Music room, end of practice. Will is telling the kids that they won't be able to practice in the auditorium that week. They're upset, because they have to practice for Regionals (which, based on the schedule for Sectionals, are in either two weeks or eight months). Rachel recommends a sit-in. Puck advises arson. Oh, Puck -- you just go stand in the auditorium and I'm sure it'll catch on fire from your hotness. But Will tells them not to do anything. He's going to find someplace away from school that they can practice for the week. "I promise I'll find us a new home." What was that Will? "A new home." Sorry, I didn't catch that last word. "Home." Sorry, say that again? "HOME!" Oh, home. Now I get it. (And now that we've established that this is the secret word of the week, I refuse to use it again in this recap.) The bell rings and the kids all leave. But on the way out, Kurt grabs Finn and asks him to look at his three-foot by three-foot swatch board, because he wants Finn's opinion on his bedroom redecorating ideas. Kurt's goal is "hunting lodge meets Tom Ford's place in Bel Air." He thinks Finn will have some useful tips on the "hunting lodge" part. Finn begs off, noting that "there's cowboy wallpaper on the walls" of his bedroom. Kurt just barely manages not to lose his lunch at this revelation. In an attempt to be helpful, Finn randomly points at something on the board and claims it looks nice. Kurt: "Toile? I always pegged you for a chinoiserie type." Finn does not understand a single word Kurt just said, and he walks away silently. Kurt smiles, as though Finn's selection of fabrics has revealed that they are, indeed, soulmates.
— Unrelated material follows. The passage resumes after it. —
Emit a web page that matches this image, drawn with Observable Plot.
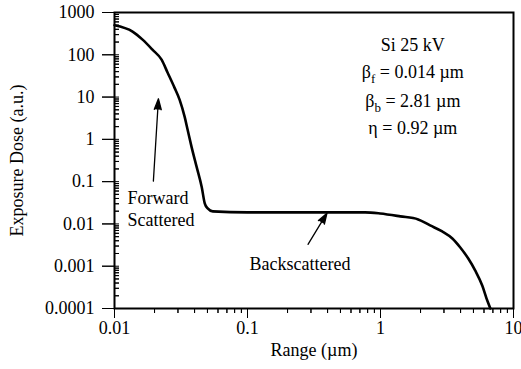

Cafeteria. Kurt chastises Mercedes for her lunch selection. She quite rightly tells him that a chicken breast and salad (dressing on the side) is pretty damn healthy. But he thinks that nutritious meals are not the way to lose ten pounds in a week. He's enjoying being part of the in-crowd, and he'll be damned if he'll let his best friend's health jeopardize that. Mercedes walks up to Santana and Brittany and asks them how they stay so thin. They both raise their Cheerios water bottles, HNS-style, and tell her it's the "Sue Sylvester Master Cleanse." Which, according to Sue, (in a flash sideways in which she demonstrates the recipe to Santana, Brittany, and Becky consists of "water, maple syrup for glucose, lemon for acid, paprika to irritate the bowels, and a dash of ipecac, a vomiting agent. I haven't had a solid meal since 1987.") Back in the cafeteria, Brit-Brit tells Mercedes, "sometimes I add a teaspoon of sand." Santana rejects the objection that this recipe sounds horribly unhealthy, telling Mercedes that the can either look great and feel terrible or get kicked off the team. Mercedes walks away from her perfectly healthy lunch while our two lesbo-riffic Cheerios take swigs of their dangerous swill. And then we see Quinn, holding an empty tray and standing in the corner, watching all of this with a look on her face that says, "Why am I standing here holding an empty tray?"